** START OF MATERIAL **

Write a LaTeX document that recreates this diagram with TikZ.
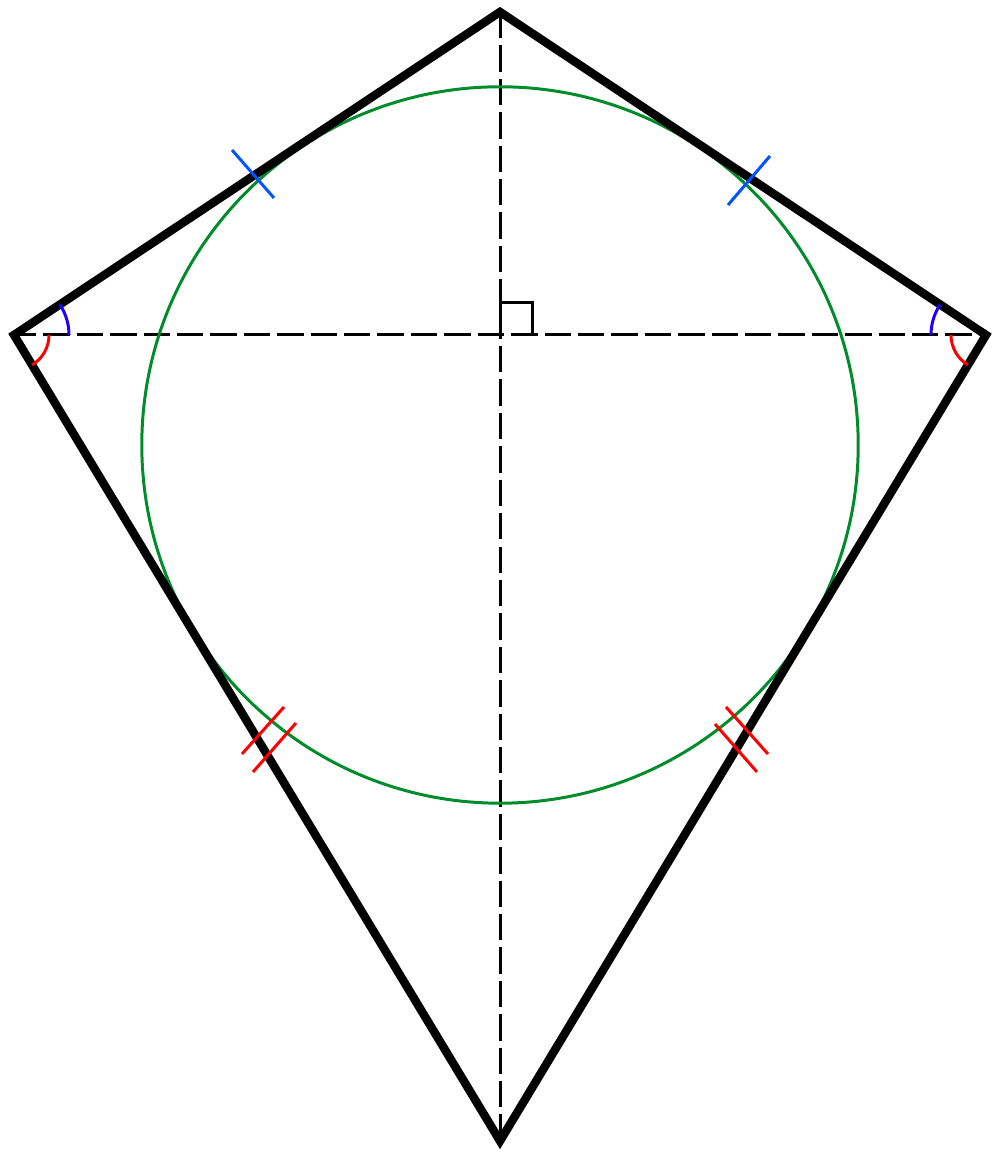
\documentclass[tikz,border=0pt]{standalone}
\usepackage{tikz}
\usetikzlibrary{calc}

\definecolor{circgreen}{HTML}{008C2A}
\definecolor{tickblue}{HTML}{0055FF}
\definecolor{arcblue}{HTML}{2200FF}

\begin{document}
\begin{tikzpicture} [x = 0.01cm, y = 0.01cm,
    kite/.style = {line width = 2.4pt, line join = miter},
    diag/.style = {line width = 0.85pt, dash pattern = on 7.5pt off 2pt},
    tick/.style = {line width = 0.85pt}]
    \useasboundingbox (0,0) rectangle (1000,1161);

    \coordinate (T) at (500,1149);
    \coordinate (L) at (14,826);
    \coordinate (R) at (986,826);
    \coordinate (B) at (500,20);
    \coordinate (O) at (500,716);

    % diagonals
    \draw [diag] (10,826) -- (990,826);
    \draw [diag] (T) -- (B);
    \draw [line width = 0.85pt] (500,826) -- (500,858) -- (532,858) -- (532,826);

    % incircle
    \draw [circgreen, line width = 0.85pt] (O) circle [radius = 3.58cm];

    % kite
    \draw [kite] (T) -- (R) -- (B) -- (L) -- cycle;

    % angles
    \draw [arcblue, tick] ([shift = {(0:0.55cm)}] L) arc [start angle = 0, end angle = 33.6, radius = 0.55cm];
    \draw [red, tick] ([shift = {(0:0.35cm)}] L) arc [start angle = 0, end angle = -58.9, radius = 0.35cm];
    \draw [arcblue, tick] ([shift = {(180:0.55cm)}] R) arc [start angle = 180, end angle = 146.4, radius = 0.55cm];
    \draw [red, tick] ([shift = {(180:0.35cm)}] R) arc [start angle = 180, end angle = 238.9, radius = 0.35cm];

    % equal sides
    \draw [tickblue, tick] (232,1011) -- (274,963);
    \draw [tickblue, tick] (728,956) -- (770,1005);
    \draw [red, tick] (242,407) -- (284,454);
    \draw [red, tick] (253,389) -- (296,438);
    \draw [red, tick] (715,437) -- (757,389);
    \draw [red, tick] (726,454) -- (768,407);
\end{tikzpicture}
\end{document}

** END OF MATERIAL **

▶ [TO BE DONE]: Omitting all images, print the listing exactly.

▶ [FULL ANSWER]:
Write a LaTeX document that recreates this diagram with TikZ.
\documentclass[tikz,border=0pt]{standalone}
\usepackage{tikz}
\usetikzlibrary{calc}

\definecolor{circgreen}{HTML}{008C2A}
\definecolor{tickblue}{HTML}{0055FF}
\definecolor{arcblue}{HTML}{2200FF}

\begin{document}
\begin{tikzpicture} [x = 0.01cm, y = 0.01cm,
    kite/.style = {line width = 2.4pt, line join = miter},
    diag/.style = {line width = 0.85pt, dash pattern = on 7.5pt off 2pt},
    tick/.style = {line width = 0.85pt}]
    \useasboundingbox (0,0) rectangle (1000,1161);

    \coordinate (T) at (500,1149);
    \coordinate (L) at (14,826);
    \coordinate (R) at (986,826);
    \coordinate (B) at (500,20);
    \coordinate (O) at (500,716);

    % diagonals
    \draw [diag] (10,826) -- (990,826);
    \draw [diag] (T) -- (B);
    \draw [line width = 0.85pt] (500,826) -- (500,858) -- (532,858) -- (532,826);

    % incircle
    \draw [circgreen, line width = 0.85pt] (O) circle [radius = 3.58cm];

    % kite
    \draw [kite] (T) -- (R) -- (B) -- (L) -- cycle;

    % angles
    \draw [arcblue, tick] ([shift = {(0:0.55cm)}] L) arc [start angle = 0, end angle = 33.6, radius = 0.55cm];
    \draw [red, tick] ([shift = {(0:0.35cm)}] L) arc [start angle = 0, end angle = -58.9, radius = 0.35cm];
    \draw [arcblue, tick] ([shift = {(180:0.55cm)}] R) arc [start angle = 180, end angle = 146.4, radius = 0.55cm];
    \draw [red, tick] ([shift = {(180:0.35cm)}] R) arc [start angle = 180, end angle = 238.9, radius = 0.35cm];

    % equal sides
    \draw [tickblue, tick] (232,1011) -- (274,963);
    \draw [tickblue, tick] (728,956) -- (770,1005);
    \draw [red, tick] (242,407) -- (284,454);
    \draw [red, tick] (253,389) -- (296,438);
    \draw [red, tick] (715,437) -- (757,389);
    \draw [red, tick] (726,454) -- (768,407);
\end{tikzpicture}
\end{document}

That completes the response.